Definition of Dominance is a form of behavior among individual animals that shows their ability to win aggressive encounters with other animals. These animals may be members of the same species or of different species. Dominance determines which individuals have first choice of resources that are needed to survive and reproduce and that are in limited supply. These resources include food, water, a resting place, or mates. Animals that lose the aggressive encounters or give in to dominant individuals without a fight are called subordinates. Subordinates that are denied use of scarce resources may be among the first to die or to leave an area.
In a group, a particular individual may be dominant to some members and subordinate to others. This results in a dominance hierarchy--that is, a ranking of individuals by their dominance in relation to each other. In many cases, an individual is subordinate to all those ranked above it and dominant to those below it. This type of ranking is called linear dominance hierarchy. However, dominance hierarchies may be more complicated. For example, in circular dominance hierarchy, individual A may be dominant to individual B and B dominant to individual C, but C is dominant to A. Individuals can improve their position in the group's dominance hierarchy as they gain experience or maturity, or as their reproductive condition changes.

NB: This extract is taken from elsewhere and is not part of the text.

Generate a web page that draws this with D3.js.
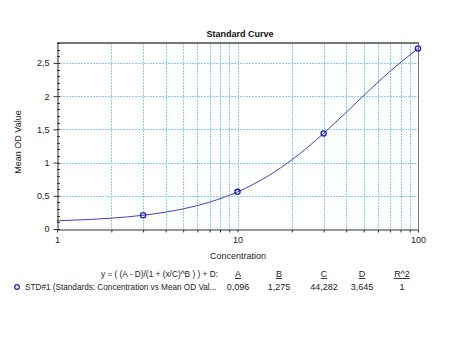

Encounters that establish dominance only occasionally include actual fighting. In most cases, these encounters involve only signals that indicate an individual's willingness or ability to win a potential fight. An individual's large size or threatening natural weapons, such as the horns of mountain sheep or the powerful jaws of a wolf, might cause subordinates to give up without a fight.
Dominance differs from territoriality, a form of animal behavior in which an individual or group claims a certain area as its own. A dominant individual usually can win wherever it is.